Aim. Leaving out every picture, copy the lines of the data exactly, from the first through the line containing "513.2, 512.9, 513.3, 513.0, 513.4, 513.1]".

Material provided.
[Begin]

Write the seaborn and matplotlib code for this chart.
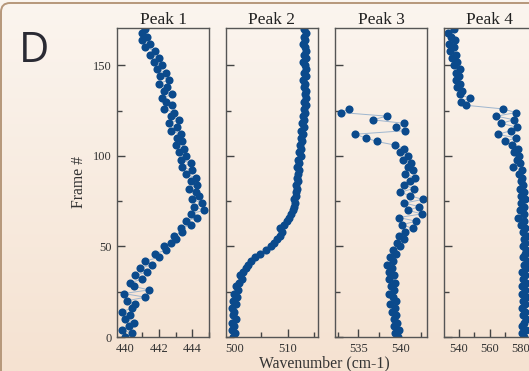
import numpy as np
import pandas as pd
import matplotlib.pyplot as plt
import seaborn as sns
from matplotlib.patches import FancyBboxPatch
from matplotlib.transforms import IdentityTransform
from matplotlib.colors import LinearSegmentedColormap

# frame index (every second frame)
frames = np.arange(0, 171, 2)

peak1 = [440.0, 440.4, 439.8, 440.2, 440.5, 440.0, 440.3, 439.8, 440.4, 440.6,
         440.1, 441.2, 439.9, 441.4, 440.5, 440.3, 441.0, 440.6, 441.3, 440.9,
         441.6, 441.2, 442.0, 441.8, 442.4, 442.3, 442.7, 443.0, 442.9, 443.4,
         443.3, 443.9, 443.6, 444.3, 443.9, 444.7, 444.1, 444.6, 444.0, 444.4,
         444.2, 443.8, 444.3, 443.9, 444.2, 443.6, 444.0, 443.4, 443.9, 443.3,
         443.6, 443.2, 443.5, 443.0, 443.4, 443.1, 443.3, 442.7, 443.1, 442.6,
         443.2, 442.7, 442.9, 442.3, 442.8, 442.4, 442.2, 442.8, 442.3, 442.5,
         442.0, 442.6, 442.1, 442.4, 441.9, 442.2, 441.7, 442.0, 441.5, 441.8,
         441.2, 441.5, 441.0, 441.3, 441.0, 441.2]

peak2 = [499.6, 500.0, 499.4, 499.9, 499.5, 500.1, 499.6, 499.9, 499.5, 500.2,
         499.7, 500.3, 499.9, 500.5, 500.2, 500.8, 501.3, 501.0, 501.6, 502.0,
         502.4, 503.1, 503.8, 504.7, 505.8, 506.8, 507.3, 507.9, 508.5, 508.9,
         508.6, 509.3, 509.8, 510.2, 510.5, 510.9, 511.1, 511.4, 511.2, 511.6,
         511.5, 511.8, 511.6, 512.0, 511.7, 511.9, 512.1, 511.8, 512.2, 512.0,
         512.4, 512.1, 512.5, 512.3, 512.6, 512.4, 512.8, 512.5, 513.0, 512.7,
         513.1, 512.8, 513.2, 513.0, 513.4, 513.1, 513.5, 513.2, 513.4, 513.0,
         513.3, 512.9, 513.4, 513.1, 513.5, 513.2, 512.9, 513.4, 513.1, 513.5,
         513.2, 512.9, 513.3, 513.0, 513.4, 513.1]

peak3 = [539.7, 539.4, 539.8, 539.3, 539.6, 539.2, 539.5, 539.0, 539.4, 538.8,
         539.5, 539.1, 538.7, 539.3, 538.9, 539.4, 538.7, 539.2, 538.6, 539.0,
         538.4, 539.1, 538.8, 539.5, 539.1, 540.0, 539.6, 540.4, 539.9, 540.6,
         541.5, 540.2, 541.9, 539.8, 542.6, 540.9, 542.3, 540.5, 542.7, 541.2,
         540.0, 541.6, 540.4, 541.2, 541.8, 540.6, 541.5, 540.9, 541.3, 540.3,
         540.9, 540.0, 540.5, 539.4, 537.2, 535.9, 534.6, 540.6, 539.5, 540.5,
         536.7, 538.4, 532.9, 533.9]

peak4 = [582.5, 581.0, 583.5, 580.8, 582.2, 583.8, 581.4, 582.6, 580.6, 583.0,
         581.8, 584.2, 581.0, 582.8, 580.9, 583.3, 581.6, 582.9, 581.2, 583.6,
         582.0, 584.0, 581.3, 582.7, 583.8, 581.5, 583.1, 582.2, 584.3, 581.7,
         583.0, 580.2, 582.4, 578.3, 581.9, 579.6, 582.5, 580.4, 582.8, 580.0,
         582.1, 579.5, 581.8, 580.2, 581.2, 579.0, 580.6, 575.2, 579.8, 577.4,
         579.2, 576.0, 578.6, 574.5, 569.6, 576.8, 565.2, 574.0, 577.5, 567.2,
         575.6, 564.3, 577.0, 568.4, 544.6, 541.2, 546.8, 540.3, 542.0, 538.6,
         540.5, 537.8, 539.9, 538.2, 540.6, 536.9, 538.8, 535.6, 537.9, 534.2,
         536.8, 533.5, 537.2, 534.6, 533.0, 536.4]

titles = ["Peak 1", "Peak 2", "Peak 3", "Peak 4"]
xlims = [(439.5, 445.0), (498.3, 515.7), (532.2, 543.2), (530.2, 590.0)]
major_ticks = [[440, 442, 444], [500, 510], [535, 540], [540, 560, 580]]
minor_ticks = [[441, 443, 445], [505, 515], [532.5, 537.5, 542.5], [550, 570]]

W, H = 529, 371
marker_color = "#0b4a8c"
line_color = "#9fb6cf"

sns.set_theme(style="ticks")
plt.rcParams["font.family"] = ["Liberation Serif", "DejaVu Serif"]

fig = plt.figure(figsize=(W / 100, H / 100), dpi=100)

# warm gradient background
bg = fig.add_axes([0, 0, 1, 1], zorder=-10)
cmap = LinearSegmentedColormap.from_list("warm", ["#fbf5ef", "#f5e2d1"])
bg.imshow(np.linspace(0, 1, 256).reshape(-1, 1), cmap=cmap, aspect="auto",
          extent=[0, 1, 0, 1], origin="upper")
bg.set_axis_off()

# rounded frame along the top/left
frame_box = FancyBboxPatch((1, -40), 700, 408, boxstyle="round,pad=0,rounding_size=9",
                           transform=IdentityTransform(), facecolor="none",
                           edgecolor="#b6977a", lw=1.4)
fig.add_artist(frame_box)

lefts = [117, 226, 335, 444]
top, bottom, width = 28, 337, 92

for i, vals in enumerate([peak1, peak2, peak3, peak4]):
    ax = fig.add_axes([lefts[i] / W, 1 - bottom / H, width / W, (bottom - top) / H])
    ax.set_facecolor("none")
    df = pd.DataFrame({"wavenumber": vals, "frame": frames[:len(vals)]})
    # thin connecting line under the markers
    sns.lineplot(data=df, x="wavenumber", y="frame", ax=ax, sort=False, estimator=None,
                 color=line_color, lw=0.7, zorder=1)
    sns.scatterplot(data=df, x="wavenumber", y="frame", ax=ax, color=marker_color,
                    s=34, linewidth=0, zorder=2)
    ax.set_xlim(*xlims[i])
    ax.set_ylim(0, 170.7)
    ax.set_xticks(major_ticks[i])
    ax.set_xticks(minor_ticks[i], minor=True)
    ax.set_yticks([0, 50, 100, 150])
    ax.set_yticks([25, 75, 125], minor=True)
    ax.tick_params(which="both", direction="in", top=False, right=False,
                   color="#444444", labelcolor="#333333", labelsize=9, pad=4)
    ax.tick_params(which="major", length=6, width=1.0)
    ax.tick_params(which="minor", length=3.5, width=1.0)
    for sp in ax.spines.values():
        sp.set_color("#555555")
        sp.set_linewidth(1.0)
    ax.set_xlabel("")
    if i == 0:
        ax.set_ylabel("Frame #", fontsize=11.3, color="#333333", labelpad=4)
    else:
        ax.set_ylabel("")
        ax.set_yticklabels([])
    ax.set_title(titles[i], fontsize=12.5, color="#222222", pad=3)

fig.text(324.5 / W, 4 / H, "Wavenumber (cm-1)", ha="center", va="baseline",
         fontsize=11.3, color="#333333")
fig.text(19 / W, (H - 62) / H, "D", ha="left", va="baseline", fontsize=30,
         color="#2a2a33", family=["Open Sans", "DejaVu Sans"])

fig.savefig("out.png", dpi=100)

[End]

Solution to the problem.
Write the seaborn and matplotlib code for this chart.
import numpy as np
import pandas as pd
import matplotlib.pyplot as plt
import seaborn as sns
from matplotlib.patches import FancyBboxPatch
from matplotlib.transforms import IdentityTransform
from matplotlib.colors import LinearSegmentedColormap

# frame index (every second frame)
frames = np.arange(0, 171, 2)

peak1 = [440.0, 440.4, 439.8, 440.2, 440.5, 440.0, 440.3, 439.8, 440.4, 440.6,
         440.1, 441.2, 439.9, 441.4, 440.5, 440.3, 441.0, 440.6, 441.3, 440.9,
         441.6, 441.2, 442.0, 441.8, 442.4, 442.3, 442.7, 443.0, 442.9, 443.4,
         443.3, 443.9, 443.6, 444.3, 443.9, 444.7, 444.1, 444.6, 444.0, 444.4,
         444.2, 443.8, 444.3, 443.9, 444.2, 443.6, 444.0, 443.4, 443.9, 443.3,
         443.6, 443.2, 443.5, 443.0, 443.4, 443.1, 443.3, 442.7, 443.1, 442.6,
         443.2, 442.7, 442.9, 442.3, 442.8, 442.4, 442.2, 442.8, 442.3, 442.5,
         442.0, 442.6, 442.1, 442.4, 441.9, 442.2, 441.7, 442.0, 441.5, 441.8,
         441.2, 441.5, 441.0, 441.3, 441.0, 441.2]

peak2 = [499.6, 500.0, 499.4, 499.9, 499.5, 500.1, 499.6, 499.9, 499.5, 500.2,
         499.7, 500.3, 499.9, 500.5, 500.2, 500.8, 501.3, 501.0, 501.6, 502.0,
         502.4, 503.1, 503.8, 504.7, 505.8, 506.8, 507.3, 507.9, 508.5, 508.9,
         508.6, 509.3, 509.8, 510.2, 510.5, 510.9, 511.1, 511.4, 511.2, 511.6,
         511.5, 511.8, 511.6, 512.0, 511.7, 511.9, 512.1, 511.8, 512.2, 512.0,
         512.4, 512.1, 512.5, 512.3, 512.6, 512.4, 512.8, 512.5, 513.0, 512.7,
         513.1, 512.8, 513.2, 513.0, 513.4, 513.1, 513.5, 513.2, 513.4, 513.0,
         513.3, 512.9, 513.4, 513.1, 513.5, 513.2, 512.9, 513.4, 513.1, 513.5,
         513.2, 512.9, 513.3, 513.0, 513.4, 513.1]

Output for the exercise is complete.